Она очень-очень хотела стать императрицей. Но была ли она в самом деле императрицей? И да, и нет. Как жена императора – да, безусловно была. Как должностное лицо в иерархии империи – да, в какой-то мере была. Однако только тогда, в те ужасные дни болезни Миши, в дни попытки государственного переворота, дни надвигающейся Гражданской войны и всеобщей катастрофы она поняла, что такое быть императрицей. Насколько это страшно. И насколько тяжелы все её сверкающие короны. Ужасно. Чудовищно.

Еле живой Миша, толком не приходящий в сознание. Неумолимо надвигающаяся большая война в Европе, раздрай в империи в связи с выборами в Госдуму и попыткой государственного переворота.
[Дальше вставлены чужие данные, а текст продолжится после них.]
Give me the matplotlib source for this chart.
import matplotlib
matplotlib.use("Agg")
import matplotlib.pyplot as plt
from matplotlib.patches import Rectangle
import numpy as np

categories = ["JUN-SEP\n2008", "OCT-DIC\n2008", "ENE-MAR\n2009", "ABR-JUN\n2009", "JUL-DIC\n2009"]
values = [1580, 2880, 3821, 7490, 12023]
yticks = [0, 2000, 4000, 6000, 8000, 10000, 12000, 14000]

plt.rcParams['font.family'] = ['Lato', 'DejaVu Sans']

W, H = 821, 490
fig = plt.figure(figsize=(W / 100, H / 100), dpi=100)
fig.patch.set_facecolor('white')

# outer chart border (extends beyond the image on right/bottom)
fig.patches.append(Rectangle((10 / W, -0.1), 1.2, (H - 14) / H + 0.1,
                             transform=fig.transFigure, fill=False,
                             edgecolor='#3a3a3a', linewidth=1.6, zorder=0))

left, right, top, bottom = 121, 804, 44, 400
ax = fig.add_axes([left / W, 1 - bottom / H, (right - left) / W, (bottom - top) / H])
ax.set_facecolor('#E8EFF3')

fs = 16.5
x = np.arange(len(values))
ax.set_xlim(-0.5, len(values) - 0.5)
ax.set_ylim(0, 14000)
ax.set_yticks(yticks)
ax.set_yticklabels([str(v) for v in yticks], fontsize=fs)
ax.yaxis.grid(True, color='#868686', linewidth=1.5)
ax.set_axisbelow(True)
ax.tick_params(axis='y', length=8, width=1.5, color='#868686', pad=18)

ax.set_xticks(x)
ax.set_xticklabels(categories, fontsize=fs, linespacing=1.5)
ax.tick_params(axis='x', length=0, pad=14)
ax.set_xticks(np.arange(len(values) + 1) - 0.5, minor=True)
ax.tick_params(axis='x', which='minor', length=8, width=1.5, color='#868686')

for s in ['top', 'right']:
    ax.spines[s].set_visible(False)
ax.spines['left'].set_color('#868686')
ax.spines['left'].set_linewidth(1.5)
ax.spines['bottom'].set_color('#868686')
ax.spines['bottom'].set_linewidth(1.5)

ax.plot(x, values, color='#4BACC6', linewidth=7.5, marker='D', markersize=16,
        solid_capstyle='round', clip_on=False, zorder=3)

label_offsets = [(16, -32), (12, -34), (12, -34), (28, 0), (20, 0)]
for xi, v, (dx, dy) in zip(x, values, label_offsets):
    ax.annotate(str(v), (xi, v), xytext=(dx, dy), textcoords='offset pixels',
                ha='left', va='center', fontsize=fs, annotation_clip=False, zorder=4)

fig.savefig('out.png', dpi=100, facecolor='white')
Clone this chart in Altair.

Бунты в провинциях. Смятение в столицах. Алчные взгляды из-за кордона. Льстивые улыбки. Шепотки за спиной. И дура Мостовская с её идиотским прилюдным криком: «Миша!» и признанием в любви. И метущийся в беспамятстве Миша с крупными каплями пота на таком страшном, совершенно чужом лице.

Прошло полгода. Большую часть времени она провела на Острове, контролируя дела лишь посредством изучения отчетов и начертания всякого рода высочайших резолюций. Система власти работала более-менее сносно, были трудности, но всё это лишь текущие дела. Но что-то перегорело у нее внутри. Исчез огонь. Лишь тоска.

Она читала донесения, она слушала доклады, она вникала в суть и принимала решения. Даже у богов Олимпа была более интересная жизнь.